ECLI:NL:RBDHA:2024:12121
Rechtbank Den Haag
- Eerste aanleg - enkelvoudig
- Rechtspraak.nl
Beroep tegen WOZ-beschikking ongegrond verklaard
In deze zaak heeft de Rechtbank Den Haag op 26 juli 2024 uitspraak gedaan in een geschil over de waarde van een onroerende zaak, gelegen aan [adres 1] te [plaatsnaam]. De belanghebbende, vertegenwoordigd door gemachtigde D. van der Locht, had bezwaar gemaakt tegen de WOZ-beschikking van de heffingsambtenaar van de gemeente Den Haag, die de waarde op 1 januari 2022 had vastgesteld op € 405.000. De belanghebbende stelde dat de waarde te hoog was en bepleitte een waarde van € 315.000. Tijdens de zitting op 28 juni 2024 trok de belanghebbende enkele beroepsgronden in, waaronder formele punten die betrekking hadden op schending van artikel 40 van de Wet WOZ.

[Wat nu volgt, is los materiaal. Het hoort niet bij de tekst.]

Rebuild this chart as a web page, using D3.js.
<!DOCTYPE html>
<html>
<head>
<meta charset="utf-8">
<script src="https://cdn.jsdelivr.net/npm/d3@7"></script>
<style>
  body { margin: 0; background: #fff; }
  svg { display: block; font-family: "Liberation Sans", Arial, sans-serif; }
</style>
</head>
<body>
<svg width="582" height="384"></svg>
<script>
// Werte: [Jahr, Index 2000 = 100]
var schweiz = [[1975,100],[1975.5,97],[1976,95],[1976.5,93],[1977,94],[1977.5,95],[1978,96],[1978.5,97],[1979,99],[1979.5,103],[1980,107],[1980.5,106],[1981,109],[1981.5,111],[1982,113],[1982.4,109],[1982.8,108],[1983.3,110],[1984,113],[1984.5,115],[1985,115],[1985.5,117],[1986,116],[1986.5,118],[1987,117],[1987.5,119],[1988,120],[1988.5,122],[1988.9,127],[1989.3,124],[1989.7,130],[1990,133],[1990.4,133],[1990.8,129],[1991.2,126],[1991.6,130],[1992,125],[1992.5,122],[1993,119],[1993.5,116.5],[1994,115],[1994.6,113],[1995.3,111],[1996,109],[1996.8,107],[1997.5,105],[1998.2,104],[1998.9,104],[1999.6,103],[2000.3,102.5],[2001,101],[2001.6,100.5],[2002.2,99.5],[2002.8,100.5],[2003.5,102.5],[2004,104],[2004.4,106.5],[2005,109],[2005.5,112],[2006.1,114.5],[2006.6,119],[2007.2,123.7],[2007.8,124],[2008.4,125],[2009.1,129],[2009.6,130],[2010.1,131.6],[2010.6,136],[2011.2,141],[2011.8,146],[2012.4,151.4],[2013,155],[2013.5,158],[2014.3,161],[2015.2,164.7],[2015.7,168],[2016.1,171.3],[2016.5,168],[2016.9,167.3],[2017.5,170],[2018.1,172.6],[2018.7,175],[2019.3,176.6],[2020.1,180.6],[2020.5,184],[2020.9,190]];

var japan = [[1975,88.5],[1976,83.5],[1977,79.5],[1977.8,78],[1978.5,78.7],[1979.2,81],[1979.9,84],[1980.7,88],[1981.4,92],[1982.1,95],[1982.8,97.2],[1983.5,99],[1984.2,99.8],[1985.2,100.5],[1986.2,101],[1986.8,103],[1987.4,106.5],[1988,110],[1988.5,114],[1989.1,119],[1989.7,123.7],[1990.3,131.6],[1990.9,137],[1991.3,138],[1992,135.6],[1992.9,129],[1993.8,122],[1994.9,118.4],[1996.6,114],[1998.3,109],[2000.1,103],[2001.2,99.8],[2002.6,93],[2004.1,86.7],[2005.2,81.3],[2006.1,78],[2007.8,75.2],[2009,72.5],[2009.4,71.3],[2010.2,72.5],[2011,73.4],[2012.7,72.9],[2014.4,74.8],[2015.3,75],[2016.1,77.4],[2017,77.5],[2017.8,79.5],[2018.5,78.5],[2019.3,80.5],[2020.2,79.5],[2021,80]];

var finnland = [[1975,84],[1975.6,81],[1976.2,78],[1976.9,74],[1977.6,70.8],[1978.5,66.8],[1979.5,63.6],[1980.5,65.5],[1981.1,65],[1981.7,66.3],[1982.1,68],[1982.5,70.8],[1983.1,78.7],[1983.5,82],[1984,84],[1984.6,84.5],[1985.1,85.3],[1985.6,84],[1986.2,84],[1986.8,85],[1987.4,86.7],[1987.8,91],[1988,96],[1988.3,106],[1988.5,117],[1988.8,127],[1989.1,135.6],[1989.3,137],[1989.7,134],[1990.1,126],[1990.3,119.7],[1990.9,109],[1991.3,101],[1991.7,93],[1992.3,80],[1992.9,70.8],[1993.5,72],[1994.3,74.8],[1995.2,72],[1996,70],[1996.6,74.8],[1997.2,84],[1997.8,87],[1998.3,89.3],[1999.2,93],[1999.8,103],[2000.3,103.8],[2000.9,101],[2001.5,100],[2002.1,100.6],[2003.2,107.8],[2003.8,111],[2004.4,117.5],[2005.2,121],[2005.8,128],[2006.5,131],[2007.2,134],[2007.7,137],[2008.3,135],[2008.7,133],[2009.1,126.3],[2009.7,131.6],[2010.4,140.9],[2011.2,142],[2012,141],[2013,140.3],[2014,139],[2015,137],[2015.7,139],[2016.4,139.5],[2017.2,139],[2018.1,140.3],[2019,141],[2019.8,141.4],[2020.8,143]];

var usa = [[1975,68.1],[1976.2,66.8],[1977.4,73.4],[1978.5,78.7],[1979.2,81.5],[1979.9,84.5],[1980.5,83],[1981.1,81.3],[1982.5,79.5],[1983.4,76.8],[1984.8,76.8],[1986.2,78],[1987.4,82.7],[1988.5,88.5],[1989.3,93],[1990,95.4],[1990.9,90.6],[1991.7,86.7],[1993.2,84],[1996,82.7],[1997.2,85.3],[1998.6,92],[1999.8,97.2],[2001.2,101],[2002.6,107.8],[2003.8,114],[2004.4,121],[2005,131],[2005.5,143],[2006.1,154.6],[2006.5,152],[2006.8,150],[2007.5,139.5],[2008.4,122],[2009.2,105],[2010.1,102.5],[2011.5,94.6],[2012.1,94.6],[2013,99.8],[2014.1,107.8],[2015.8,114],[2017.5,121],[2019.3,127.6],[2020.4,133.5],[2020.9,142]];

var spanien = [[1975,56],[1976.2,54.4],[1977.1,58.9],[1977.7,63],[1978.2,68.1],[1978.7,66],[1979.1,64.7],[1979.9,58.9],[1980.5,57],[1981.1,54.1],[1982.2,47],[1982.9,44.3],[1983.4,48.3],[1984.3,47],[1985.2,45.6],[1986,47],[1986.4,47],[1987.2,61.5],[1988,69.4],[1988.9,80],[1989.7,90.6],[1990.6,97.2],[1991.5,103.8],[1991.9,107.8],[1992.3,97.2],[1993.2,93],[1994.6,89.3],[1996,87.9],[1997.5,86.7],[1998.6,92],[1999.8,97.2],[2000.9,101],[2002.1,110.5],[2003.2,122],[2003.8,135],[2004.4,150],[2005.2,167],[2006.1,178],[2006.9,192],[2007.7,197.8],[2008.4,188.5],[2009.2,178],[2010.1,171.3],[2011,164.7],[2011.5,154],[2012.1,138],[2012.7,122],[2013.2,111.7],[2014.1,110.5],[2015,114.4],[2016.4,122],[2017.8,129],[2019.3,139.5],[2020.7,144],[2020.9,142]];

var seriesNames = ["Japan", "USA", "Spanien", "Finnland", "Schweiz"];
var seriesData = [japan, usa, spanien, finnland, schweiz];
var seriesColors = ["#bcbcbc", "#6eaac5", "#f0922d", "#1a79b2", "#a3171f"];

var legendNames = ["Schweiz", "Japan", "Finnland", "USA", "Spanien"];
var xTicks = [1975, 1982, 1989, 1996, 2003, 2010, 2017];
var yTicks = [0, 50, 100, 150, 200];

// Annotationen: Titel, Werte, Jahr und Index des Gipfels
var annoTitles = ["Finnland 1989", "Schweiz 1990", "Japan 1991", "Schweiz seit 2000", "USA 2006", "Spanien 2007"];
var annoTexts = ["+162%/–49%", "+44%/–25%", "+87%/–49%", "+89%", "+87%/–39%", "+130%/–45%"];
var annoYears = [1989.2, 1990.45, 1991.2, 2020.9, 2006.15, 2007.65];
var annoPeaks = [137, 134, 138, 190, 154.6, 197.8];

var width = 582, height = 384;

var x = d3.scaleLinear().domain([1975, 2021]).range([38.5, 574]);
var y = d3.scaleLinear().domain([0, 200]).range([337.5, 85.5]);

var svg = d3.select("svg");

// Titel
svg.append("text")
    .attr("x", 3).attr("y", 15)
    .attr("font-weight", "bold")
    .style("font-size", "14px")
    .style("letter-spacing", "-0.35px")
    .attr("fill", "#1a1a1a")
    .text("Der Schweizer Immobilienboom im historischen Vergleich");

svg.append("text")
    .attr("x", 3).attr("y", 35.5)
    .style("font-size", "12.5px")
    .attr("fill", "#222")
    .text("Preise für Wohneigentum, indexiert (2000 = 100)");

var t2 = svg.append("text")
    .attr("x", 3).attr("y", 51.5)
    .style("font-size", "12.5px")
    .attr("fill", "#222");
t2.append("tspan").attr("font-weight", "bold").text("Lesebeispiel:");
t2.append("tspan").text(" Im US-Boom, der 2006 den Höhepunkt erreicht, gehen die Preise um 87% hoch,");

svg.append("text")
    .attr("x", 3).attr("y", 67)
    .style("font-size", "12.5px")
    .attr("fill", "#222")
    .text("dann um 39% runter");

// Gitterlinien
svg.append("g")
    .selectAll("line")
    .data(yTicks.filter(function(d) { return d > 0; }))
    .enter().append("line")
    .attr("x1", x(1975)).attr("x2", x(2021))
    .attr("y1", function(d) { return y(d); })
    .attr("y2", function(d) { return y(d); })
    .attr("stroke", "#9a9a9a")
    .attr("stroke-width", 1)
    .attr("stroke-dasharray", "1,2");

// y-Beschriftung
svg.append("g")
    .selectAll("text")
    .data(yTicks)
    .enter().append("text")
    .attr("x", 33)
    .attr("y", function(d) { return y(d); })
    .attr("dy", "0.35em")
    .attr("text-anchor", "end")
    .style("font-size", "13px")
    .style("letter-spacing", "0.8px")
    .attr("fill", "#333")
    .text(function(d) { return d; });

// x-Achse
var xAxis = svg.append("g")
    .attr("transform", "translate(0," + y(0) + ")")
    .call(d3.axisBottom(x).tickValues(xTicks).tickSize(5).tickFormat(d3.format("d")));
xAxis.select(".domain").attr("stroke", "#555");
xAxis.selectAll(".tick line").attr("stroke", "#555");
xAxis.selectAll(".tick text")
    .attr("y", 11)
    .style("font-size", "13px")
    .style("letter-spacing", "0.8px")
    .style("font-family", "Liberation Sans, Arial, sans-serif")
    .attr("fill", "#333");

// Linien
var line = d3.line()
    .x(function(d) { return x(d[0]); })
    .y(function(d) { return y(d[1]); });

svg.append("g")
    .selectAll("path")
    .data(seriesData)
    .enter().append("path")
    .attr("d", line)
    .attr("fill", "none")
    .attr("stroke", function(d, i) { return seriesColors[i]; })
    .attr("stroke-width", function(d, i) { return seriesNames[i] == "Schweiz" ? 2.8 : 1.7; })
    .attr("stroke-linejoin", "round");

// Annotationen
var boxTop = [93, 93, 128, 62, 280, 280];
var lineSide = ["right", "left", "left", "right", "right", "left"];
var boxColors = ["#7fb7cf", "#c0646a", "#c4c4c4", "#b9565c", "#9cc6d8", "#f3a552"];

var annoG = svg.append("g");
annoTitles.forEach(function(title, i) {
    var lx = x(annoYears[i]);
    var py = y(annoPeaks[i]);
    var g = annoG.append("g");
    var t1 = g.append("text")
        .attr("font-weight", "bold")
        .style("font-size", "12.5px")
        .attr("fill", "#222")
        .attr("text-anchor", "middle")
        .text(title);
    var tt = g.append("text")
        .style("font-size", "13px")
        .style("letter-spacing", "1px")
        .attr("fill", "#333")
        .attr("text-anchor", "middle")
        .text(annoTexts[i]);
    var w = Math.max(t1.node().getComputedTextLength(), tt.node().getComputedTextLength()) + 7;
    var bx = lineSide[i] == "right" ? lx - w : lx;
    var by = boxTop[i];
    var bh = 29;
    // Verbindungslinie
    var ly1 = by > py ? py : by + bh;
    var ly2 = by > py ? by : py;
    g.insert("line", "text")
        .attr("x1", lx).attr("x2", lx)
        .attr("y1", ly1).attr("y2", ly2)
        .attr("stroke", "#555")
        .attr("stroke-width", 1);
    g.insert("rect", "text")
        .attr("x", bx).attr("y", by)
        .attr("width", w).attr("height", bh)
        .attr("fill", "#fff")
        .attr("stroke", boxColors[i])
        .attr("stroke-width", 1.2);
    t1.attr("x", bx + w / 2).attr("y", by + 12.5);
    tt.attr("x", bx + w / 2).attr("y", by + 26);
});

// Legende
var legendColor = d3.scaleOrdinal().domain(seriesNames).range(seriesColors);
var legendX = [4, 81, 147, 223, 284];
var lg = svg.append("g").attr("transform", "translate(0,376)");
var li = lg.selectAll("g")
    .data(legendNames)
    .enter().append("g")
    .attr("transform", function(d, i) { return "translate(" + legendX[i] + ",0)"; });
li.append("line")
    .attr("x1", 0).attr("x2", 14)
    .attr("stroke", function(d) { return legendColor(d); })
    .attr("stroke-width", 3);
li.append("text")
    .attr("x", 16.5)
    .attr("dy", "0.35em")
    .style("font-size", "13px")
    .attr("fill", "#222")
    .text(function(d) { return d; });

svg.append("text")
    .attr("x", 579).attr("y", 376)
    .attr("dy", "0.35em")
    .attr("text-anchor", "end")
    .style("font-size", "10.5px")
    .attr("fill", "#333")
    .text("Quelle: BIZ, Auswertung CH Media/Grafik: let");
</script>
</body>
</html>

De rechtbank overwoog dat de heffingsambtenaar voldoende aannemelijk had gemaakt dat de vastgestelde waarde niet te hoog was. De vergelijkingsobjecten die door de heffingsambtenaar waren aangedragen, waren voldoende vergelijkbaar met de woning van de belanghebbende op basis van uitstraling, gebruiksoppervlakte, bouwjaar en ligging. De rechtbank verwierp ook de stelling van de belanghebbende dat een vergelijkingsobject aan [adres 2] een lagere WOZ-waarde zou onderbouwen vanwege de betere ligging aan een park. De rechtbank oordeelde dat de heffingsambtenaar rekening had gehouden met de relevante liggingsfactoren.

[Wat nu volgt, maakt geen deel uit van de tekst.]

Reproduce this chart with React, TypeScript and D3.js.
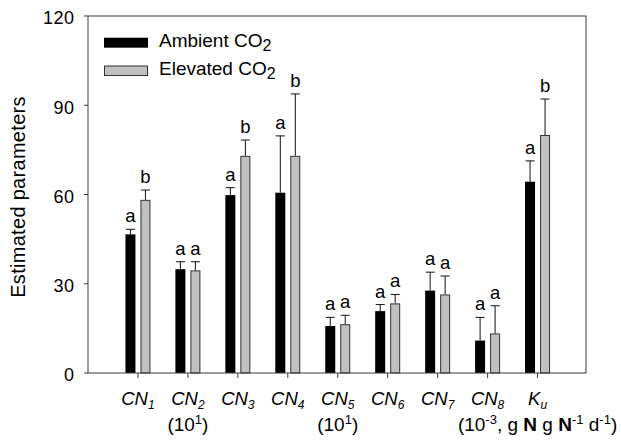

Daarnaast verwierp de rechtbank de argumenten van de belanghebbende met betrekking tot transacties van andere woningen, omdat deze meer dan een jaar voor de waardepeildatum hadden plaatsgevonden. Uiteindelijk verklaarde de rechtbank het beroep ongegrond en gaf aan dat er geen aanleiding was voor een proceskostenveroordeling. De uitspraak werd openbaar uitgesproken en partijen kregen de mogelijkheid om binnen zes weken hoger beroep in te stellen bij het gerechtshof Den Haag.